### DATA IN THIS EXERCISE ###
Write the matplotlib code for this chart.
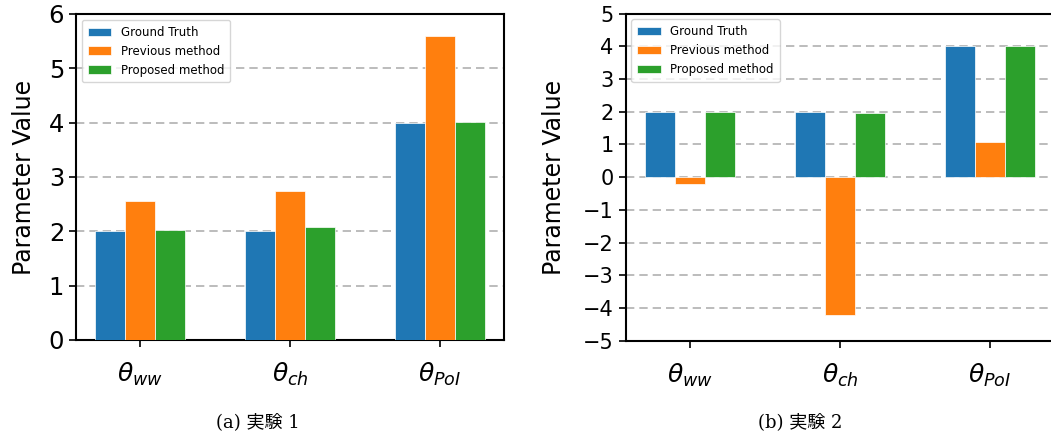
import matplotlib
matplotlib.use("Agg")
import matplotlib.pyplot as plt
import numpy as np

# %%
params = [r"$\theta_{ww}$", r"$\theta_{ch}$", r"$\theta_{PoI}$"]
methods = ["Ground Truth", "Previous method", "Proposed method"]
colors = ["#1f77b4", "#ff7f0e", "#2ca02c"]

# experiment 1
exp1_truth = [2.0, 2.0, 4.0]
exp1_prev = [2.55, 2.75, 5.6]
exp1_prop = [2.03, 2.08, 4.02]

# experiment 2
exp2_truth = [2.0, 2.0, 4.0]
exp2_prev = [-0.2, -4.2, 1.08]
exp2_prop = [2.0, 1.95, 4.0]

captions = ["(a) 実験 1", "(b) 実験 2"]

# %%
fig = plt.figure(figsize=(10.51, 4.37), dpi=100)
ax1 = fig.add_axes([0.0723, 0.222, 0.4072, 0.746])
ax2 = fig.add_axes([0.5952, 0.220, 0.4082, 0.749])

x = np.arange(len(params))
w = 0.2


def draw(ax, series, ylim, yticks, tick_size, pad):
    for i, (vals, lab) in enumerate(zip(series, methods)):
        ax.bar(x + (i - 1) * w, vals, w, color=colors[i], label=lab,
               edgecolor="white", linewidth=0.5, zorder=3)
    ax.set_ylim(*ylim)
    ax.set_yticks(yticks)
    ax.set_xticks(x)
    ax.set_xticklabels(params, fontsize=18)
    ax.tick_params(axis="y", labelsize=tick_size, width=1.2, length=5)
    ax.tick_params(axis="x", width=1.2, length=5, pad=10)
    ax.grid(axis="y", linestyle=(0, (5, 3)), color="#b0b0b0", linewidth=1.2, zorder=0)
    ax.set_ylabel("Parameter Value", fontsize=17, labelpad=pad)
    for s in ax.spines.values():
        s.set_linewidth(1.5)
    ax.legend(loc="upper left", fontsize=8.5, framealpha=0.8, borderpad=0.5)


draw(ax1, [exp1_truth, exp1_prev, exp1_prop], (0, 6), range(0, 7), 17.5, 9)
draw(ax2, [exp2_truth, exp2_prev, exp2_prop], (-5, 5), range(-5, 6), 15, 12)

fig.text(0.2455, 0.034, captions[0], ha="center", va="center", fontsize=13,
         family=["DejaVu Serif", "Noto Sans CJK JP"])
fig.text(0.761, 0.034, captions[1], ha="center", va="center", fontsize=13,
         family=["DejaVu Serif", "Noto Sans CJK JP"])

plt.savefig("out.png", dpi=100)
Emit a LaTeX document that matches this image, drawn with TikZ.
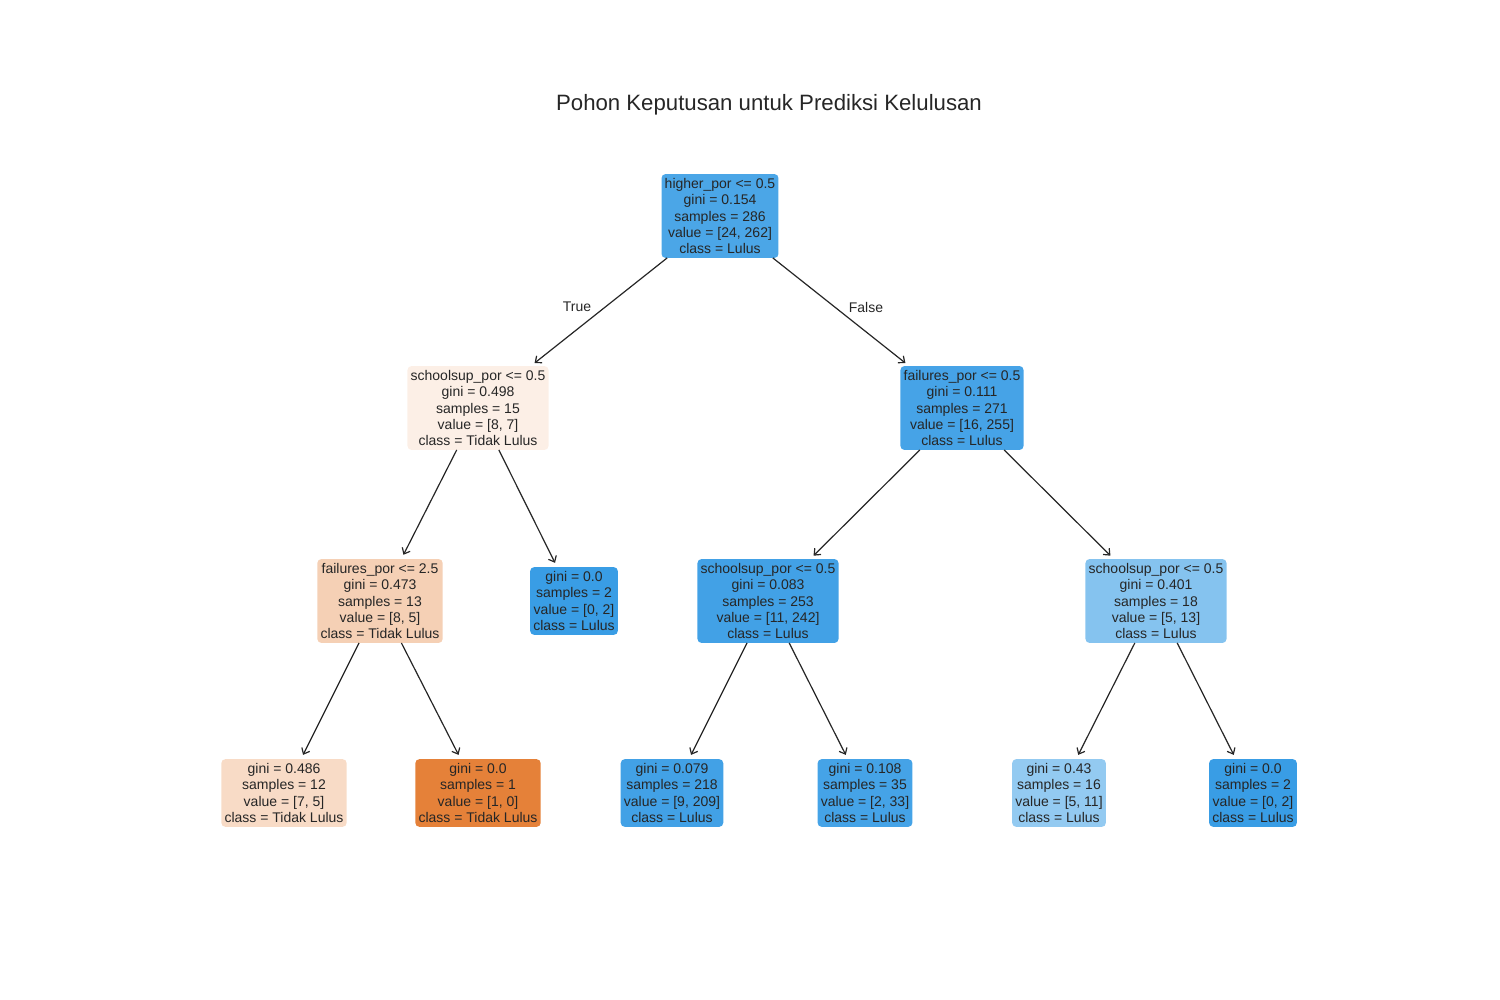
\documentclass[tikz,border=0pt]{standalone}
\usepackage{fontspec}
\setmainfont{Liberation Sans}
\usetikzlibrary{arrows.meta}
\definecolor{txt}{RGB}{38,38,38}
\definecolor{c1}{RGB}{75,166,231}
\definecolor{c2}{RGB}{252,239,230}
\definecolor{c3}{RGB}{70,163,231}
\definecolor{c4}{RGB}{245,208,181}
\definecolor{c5}{RGB}{57,157,229}
\definecolor{c6}{RGB}{66,161,230}
\definecolor{c7}{RGB}{133,195,239}
\definecolor{c8}{RGB}{248,219,198}
\definecolor{c9}{RGB}{229,129,57}
\definecolor{c10}{RGB}{66,161,230}
\definecolor{c11}{RGB}{69,163,231}
\definecolor{c12}{RGB}{147,202,241}
\tikzset{
  tnode/.style={rounded corners=2pt, align=center, text=txt, inner xsep=1.6pt, inner ysep=2.2pt, outer sep=0pt,
    font=\fontsize{7}{8.1}\selectfont},
  edge/.style={draw=txt, line width=0.6pt, shorten >=2.4pt, -{Straight Barb[length=2.6pt,width=4.4pt]}},
  elabel/.style={text=txt, font=\fontsize{7}{8.1}\selectfont},
}
\begin{document}
\begin{tikzpicture}[x=0.5pt,y=-0.5pt]
\useasboundingbox (0,0) rectangle (1500,1000);
\node[text=txt, font=\fontsize{11.1}{13}\selectfont] (title) at (769,105) {Pohon Keputusan untuk Prediksi Kelulusan};

\node[tnode, fill=c1] (n0) at (720,216) {higher\_por <= 0.5\\gini = 0.154\\samples = 286\\value = [24, 262]\\class = Lulus};
\node[tnode, fill=c2] (n1) at (478,408) {schoolsup\_por <= 0.5\\gini = 0.498\\samples = 15\\value = [8, 7]\\class = Tidak Lulus};
\node[tnode, fill=c3] (n2) at (962,408) {failures\_por <= 0.5\\gini = 0.111\\samples = 271\\value = [16, 255]\\class = Lulus};
\node[tnode, fill=c4] (n3) at (380,601) {failures\_por <= 2.5\\gini = 0.473\\samples = 13\\value = [8, 5]\\class = Tidak Lulus};
\node[tnode, fill=c5] (n4) at (574,601) {gini = 0.0\\samples = 2\\value = [0, 2]\\class = Lulus};
\node[tnode, fill=c6] (n5) at (768,601) {schoolsup\_por <= 0.5\\gini = 0.083\\samples = 253\\value = [11, 242]\\class = Lulus};
\node[tnode, fill=c7] (n6) at (1156,601) {schoolsup\_por <= 0.5\\gini = 0.401\\samples = 18\\value = [5, 13]\\class = Lulus};
\node[tnode, fill=c8] (n7) at (284,793) {gini = 0.486\\samples = 12\\value = [7, 5]\\class = Tidak Lulus};
\node[tnode, fill=c9] (n8) at (478,793) {gini = 0.0\\samples = 1\\value = [1, 0]\\class = Tidak Lulus};
\node[tnode, fill=c10] (n9) at (672,793) {gini = 0.079\\samples = 218\\value = [9, 209]\\class = Lulus};
\node[tnode, fill=c11] (n10) at (865,793) {gini = 0.108\\samples = 35\\value = [2, 33]\\class = Lulus};
\node[tnode, fill=c12] (n11) at (1059,793) {gini = 0.43\\samples = 16\\value = [5, 11]\\class = Lulus};
\node[tnode, fill=c5] (n12) at (1253,793) {gini = 0.0\\samples = 2\\value = [0, 2]\\class = Lulus};

\draw[edge] (n0) -- (n1);
\draw[edge] (n0) -- (n2);
\draw[edge] (n1) -- (n3);
\draw[edge] (n1) -- (n4);
\draw[edge] (n2) -- (n5);
\draw[edge] (n2) -- (n6);
\draw[edge] (n3) -- (n7);
\draw[edge] (n3) -- (n8);
\draw[edge] (n5) -- (n9);
\draw[edge] (n5) -- (n10);
\draw[edge] (n6) -- (n11);
\draw[edge] (n6) -- (n12);

\node[elabel] (ltrue) at (577,307) {True};
\node[elabel] (lfalse) at (866,307) {False};
\end{tikzpicture}
\end{document}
###
● WHAT IS REQUIRED:
Reproduce each line of the entries in which the word "matplotlib" is found.

● EXERCISE RESULT:
Write the matplotlib code for this chart.
import matplotlib
matplotlib.use("Agg")
import matplotlib.pyplot as plt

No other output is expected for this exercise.